The Journalist Who Released Some Of Trump’s Tax Docs Thinks The President ‘Probably’ Didn’t Leak Them

David Cay Johnston, the journalist who received pages of Donald Trump’s 2005 tax returns in the mail and provided them to MSNBC on Tuesday night, believes speculation that Trump leaked them may be false. Rumors swirled that Trump or someone in his camp sent Johnston the tax documents, as they were just the first two pages and showed he actually paid income taxes. This theory arose as the documents paint the president in a good light. However, Johnston told GMA‘s George Stephanopoulos that while Trump could possibly be the source, the White House’s reaction to the story suggests that’s not the case. In addition, the “client copy” note that’s printed on the 1040A’s second page may suggest the actual culprit:

“The venom and the anger and the falsehoods in the White House statement suggests that, no, he’s probably not the source. [Client copy] tells me that this is somebody who either worked at the accounting firm or had connections to it or this copy was turned over to someone in a regulatory proceeding, in litigation, in a financial statement. And why not the whole return?”

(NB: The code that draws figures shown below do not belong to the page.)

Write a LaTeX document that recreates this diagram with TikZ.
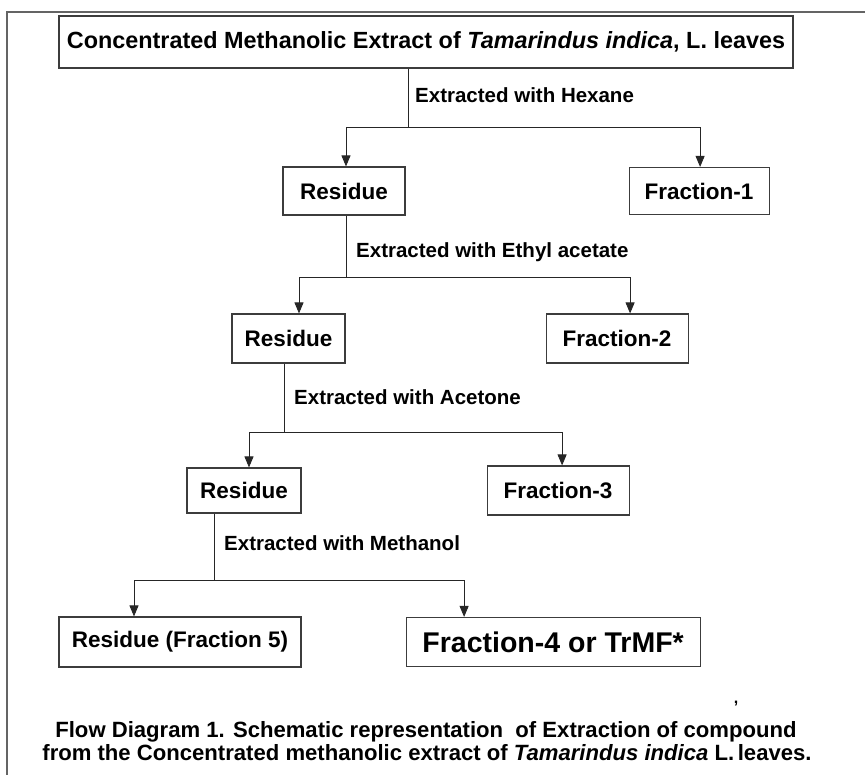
\documentclass[tikz,border=0pt]{standalone}
\usepackage{fontspec}
\setmainfont{Liberation Sans}
\usetikzlibrary{arrows.meta, positioning}
\definecolor{framegray}{RGB}{100,100,100}
\definecolor{edgegray}{RGB}{60,60,60}

\begin{document}
\begin{tikzpicture}[
    x=1pt, y=-1pt,
    box/.style={rectangle, draw=edgegray, line width=1.1pt, inner sep=0pt, align=center, font=\bfseries\fontsize{22.5}{26}\selectfont},
    note/.style={anchor=west, inner sep=0pt, font=\bfseries\fontsize{20.5}{24}\selectfont},
    caption/.style={anchor=base, inner sep=0pt, font=\bfseries\fontsize{22.1}{25}\selectfont},
    link/.style={draw=black!85, line width=0.9pt},
    arrow/.style={link, -{Triangle[length=11pt, width=9pt]}}
]
\useasboundingbox (0,0) rectangle (865,775);

% Frame
\draw[framegray, line width=1.6pt] (7,775) -- (7,12) -- (865,12);

% Extract
\node[box, minimum width=734pt, minimum height=52pt, font=\bfseries\fontsize{23.4}{27}\selectfont] (extract) at (426,42)
    {Concentrated Methanolic Extract of \textit{Tamarindus indica}, L. leaves};

% Step 1
\node[box, minimum width=122pt, minimum height=48pt] (res1) at (344,191) {Residue};
\node[box, minimum width=140pt, minimum height=47pt, right=223pt of res1] (frac1) {Fraction-1};
\coordinate (j1) at (408,127);
\node[note] (hexane) at (415,95) {Extracted with Hexane};

\draw[link] (extract.south -| j1) -- (j1);
\draw[arrow] (j1) -| ([xshift=2pt]res1.north);
\draw[arrow] (j1) -| ([xshift=1pt]frac1.north);

% Step 2
\node[box, minimum width=113pt, minimum height=49pt] (res2) at (288.5,338.5) {Residue};
\node[box, minimum width=142pt, minimum height=49pt, right=200pt of res2] (frac2) {Fraction-2};
\coordinate (j2) at (346,277);
\node[note] (ethyl) at (356,252) {Extracted with Ethyl acetate};

\draw[link] (res1.south -| j2) -- (j2);
\draw[arrow] (j2) -| ([xshift=10.5pt]res2.north);
\draw[arrow] (j2) -| ([xshift=13pt]frac2.north);

% Step 3
\node[box, minimum width=114pt, minimum height=45pt] (res3) at (244,490.5) {Residue};
\node[box, minimum width=142pt, minimum height=49pt, right=185pt of res3] (frac3) {Fraction-3};
\coordinate (j3) at (284,432);
\node[note] (acetone) at (294,397) {Extracted with Acetone};

\draw[link] (res2.south -| j3) -- (j3);
\draw[arrow] (j3) -| ([xshift=5pt]res3.north);
\draw[arrow] (j3) -| ([xshift=4pt]frac3.north);

% Step 4
\node[box, minimum width=242pt, minimum height=50pt] (res5) at (180,642) {Residue (Fraction 5)};
\node[box, minimum width=294pt, minimum height=49pt, right=104pt of res5, font=\bfseries\fontsize{28.5}{32}\selectfont] (frac4) {Fraction-4 or TrMF*};
\coordinate (j4) at (214,580);
\node[note] (methanol) at (224,543) {Extracted with Methanol};

\draw[link] (res3.south -| j4) -- (j4);
\draw[arrow] (j4) -| ([xshift=-46pt]res5.north);
\draw[arrow] (j4) -| ([xshift=-89pt]frac4.north);

% Caption
\node[caption, font=\bfseries\fontsize{16}{18}\selectfont] (comma) at (736,703) {,};
\node[caption] (cap1) at (426,737) {Flow Diagram 1. Schematic representation~ of Extraction of compound};
\node[caption] (cap2) at (427,760) {from the Concentrated methanolic extract of \textit{Tamarindus indica} L.\,leaves.};

\end{tikzpicture}
\end{document}
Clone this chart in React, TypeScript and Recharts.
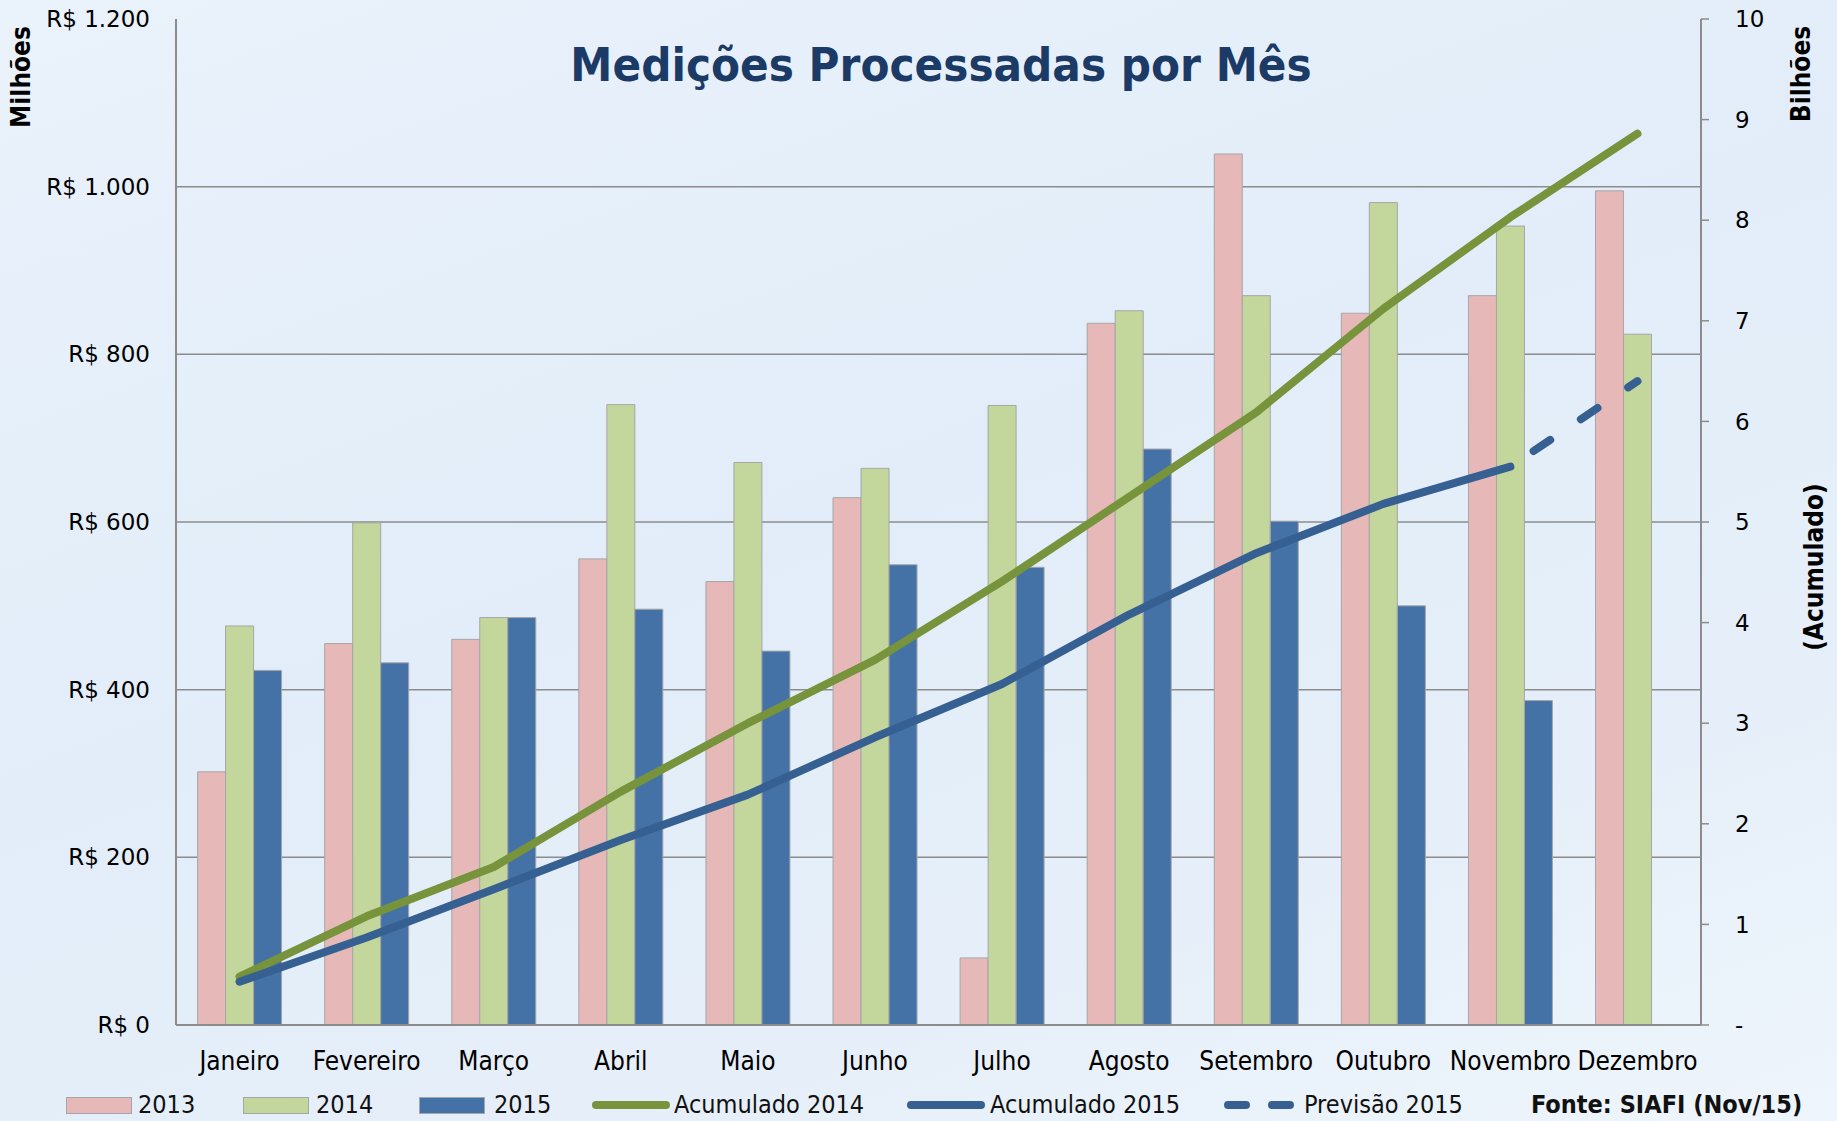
import React from 'react';
import { ComposedChart, Bar, Line, XAxis, YAxis, CartesianGrid } from 'recharts';

const months = ['Janeiro', 'Fevereiro', 'Março', 'Abril', 'Maio', 'Junho', 'Julho', 'Agosto', 'Setembro', 'Outubro', 'Novembro', 'Dezembro'];
const v2013 = [302, 455, 460, 556, 529, 629, 80, 837, 1039, 849, 870, 995];
const v2014 = [476, 599, 486, 740, 671, 664, 739, 852, 870, 981, 953, 824];
const v2015 = [423, 432, 486, 496, 446, 549, 546, 687, 601, 500, 387, null];
const acum2014 = [0.48, 1.08, 1.57, 2.32, 3.0, 3.63, 4.41, 5.25, 6.09, 7.12, 8.03, 8.86];
const acum2015 = [0.43, 0.87, 1.35, 1.84, 2.29, 2.86, 3.39, 4.08, 4.69, 5.18, 5.55, null];
const prev2015 = [null, null, null, null, null, null, null, null, null, null, 5.55, 6.4];

const leftTicks = [0, 200, 400, 600, 800, 1000, 1200];
const rightTicks = [0, 1, 2, 3, 4, 5, 6, 7, 8, 9, 10];
const gridValues = [200, 400, 600, 800, 1000];

const data = months.map((m, i) => ({
  month: m,
  y2013: v2013[i],
  y2014: v2014[i],
  y2015: v2015[i],
  acum2014: acum2014[i],
  acum2015: acum2015[i],
  prev2015: prev2015[i],
}));

const C13 = '#e6b9b8';
const C14 = '#c3d69b';
const C15 = '#4472a6';
const LG = '#77933c';
const LB = '#376092';
const AXIS = '#8c8c8c';

const condensed = '"DejaVu Sans Condensed", "DejaVu Sans", sans-serif';
const brl = (v: number) => 'R$ ' + v.toLocaleString('pt-BR');

const legendText: React.CSSProperties = {
  position: 'absolute',
  top: 1090,
  fontFamily: condensed,
  fontStretch: 'condensed',
  fontSize: 25,
  color: '#111',
  lineHeight: '30px',
};

const Swatch = ({ left, color }: { left: number; color: string }) => (
  <div style={{ position: 'absolute', left, top: 1097, width: 64, height: 15, background: color, border: '1px solid #a6a6a6' }} />
);

const LineSwatch = ({ left, color, dashed }: { left: number; color: string; dashed?: boolean }) => (
  <svg style={{ position: 'absolute', left, top: 1095 }} width={80} height={20}>
    <line x1={4} y1={10} x2={74} y2={10} stroke={color} strokeWidth={8} strokeLinecap="round" strokeDasharray={dashed ? '18 26' : undefined} />
  </svg>
);

const rotated = (x: number, y: number, text: string) => (
  <div
    style={{
      position: 'absolute',
      left: x,
      top: y,
      transform: 'translate(-50%, -50%) rotate(-90deg)',
      fontFamily: condensed,
      fontStretch: 'condensed',
      fontWeight: 'bold',
      fontSize: 26,
      color: '#000',
      whiteSpace: 'nowrap',
    }}
  >
    {text}
  </div>
);

export default function App() {
  return (
    <div
      style={{
        position: 'relative',
        width: 1837,
        height: 1121,
        overflow: 'hidden',
        background: 'linear-gradient(160deg, #eaf2fb 0%, #e2edf9 45%, #e6eff9 75%, #eef5fc 100%)',
      }}
    >
      <style>{'body{margin:0}'}</style>
      <ComposedChart
        width={1837}
        height={1121}
        data={data}
        margin={{ top: 19, right: 0, bottom: 56, left: 0 }}
        barCategoryGap="17%"
        barGap={0}
      >
        <CartesianGrid yAxisId="left" vertical={false} horizontalValues={gridValues} stroke={AXIS} strokeWidth={1.5} />
        <XAxis
          dataKey="month"
          height={40}
          tickLine={false}
          tickSize={0}
          tickMargin={27}
          axisLine={{ stroke: AXIS, strokeWidth: 2 }}
          tick={{ fontSize: 26, fill: '#000', fontFamily: condensed, fontStretch: 'condensed' }}
          interval={0}
        />
        <YAxis
          yAxisId="left"
          width={176}
          domain={[0, 1200]}
          ticks={leftTicks}
          tickFormatter={brl}
          tickLine={false}
          tickSize={0}
          tickMargin={26}
          axisLine={{ stroke: AXIS, strokeWidth: 2 }}
          tick={{ fontSize: 23, fill: '#000', fontFamily: '"DejaVu Sans", sans-serif' }}
          interval={0}
        />
        <YAxis
          yAxisId="right"
          orientation="right"
          width={136}
          domain={[0, 10]}
          ticks={rightTicks}
          tickFormatter={(v: number) => (v === 0 ? '-' : String(v))}
          tickLine={{ stroke: AXIS, strokeWidth: 1.5 }}
          tickSize={8}
          tickMargin={26}
          axisLine={{ stroke: AXIS, strokeWidth: 2 }}
          tick={{ fontSize: 23, fill: '#000', fontFamily: '"DejaVu Sans", sans-serif' }}
          interval={0}
        />
        <Bar yAxisId="left" dataKey="y2013" fill={C13} stroke="#a6a6a6" strokeWidth={1} isAnimationActive={false} />
        <Bar yAxisId="left" dataKey="y2014" fill={C14} stroke="#a6a6a6" strokeWidth={1} isAnimationActive={false} />
        <Bar yAxisId="left" dataKey="y2015" fill={C15} stroke="#a6a6a6" strokeWidth={1} isAnimationActive={false} />
        <Line yAxisId="right" dataKey="acum2014" stroke={LG} strokeWidth={8} strokeLinecap="round" strokeLinejoin="round" dot={false} activeDot={false} isAnimationActive={false} />
        <Line yAxisId="right" dataKey="acum2015" stroke={LB} strokeWidth={8} strokeLinecap="round" strokeLinejoin="round" dot={false} activeDot={false} isAnimationActive={false} />
        <Line yAxisId="right" dataKey="prev2015" stroke={LB} strokeWidth={8} strokeLinecap="round" strokeDasharray="20 37" strokeDashoffset={29} dot={false} activeDot={false} isAnimationActive={false} />
      </ComposedChart>

      <div
        style={{
          position: 'absolute',
          left: 941,
          top: 64,
          transform: 'translate(-50%, -50%)',
          fontFamily: condensed,
          fontStretch: 'condensed',
          fontWeight: 'bold',
          fontSize: 47,
          color: '#1b3a66',
          whiteSpace: 'nowrap',
        }}
      >
        Medições Processadas por Mês
      </div>

      {rotated(21, 77, 'Milhões')}
      {rotated(1801, 74, 'Bilhões')}
      {rotated(1814, 567, '(Acumulado)')}

      <Swatch left={66} color={C13} />
      <div style={{ ...legendText, left: 138 }}>2013</div>
      <Swatch left={243} color={C14} />
      <div style={{ ...legendText, left: 316 }}>2014</div>
      <Swatch left={419} color={C15} />
      <div style={{ ...legendText, left: 494 }}>2015</div>
      <LineSwatch left={592} color={LG} />
      <div style={{ ...legendText, left: 674 }}>Acumulado 2014</div>
      <LineSwatch left={907} color={LB} />
      <div style={{ ...legendText, left: 990 }}>Acumulado 2015</div>
      <LineSwatch left={1224} color={LB} dashed />
      <div style={{ ...legendText, left: 1304 }}>Previsão 2015</div>
      <div style={{ ...legendText, left: 1531, fontWeight: 'bold' }}>Fonte: SIAFI (Nov/15)</div>
    </div>
  );
}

Johnston, who won a Pulitzer Prize for tax reporting, is a familiar face to Trump, since he wrote the 2016 book The Making of Donald Trump. The two men have met before, although Trump didn’t seem to remember that while insulting him and shouting, “FAKE NEWS!”

To which Johnson told Trump that his White House confirmed some details within the documents.

However, Johnston acknowledged that Trump has a long history of leaking things, which Johnston suspects was the case with the New York Times tax scoop of 2016. When Stephanopoulos asked Johnston what these documents don’t show, he says that Trump’s financial connections are clearly missing: “I don’t think he wants us to know all the people he’s done business with, both those he’s beholden to and those he receives income from.”

The tax mystery continues, and Johnston reveals that he and his family are now the subject of harassment and death threats.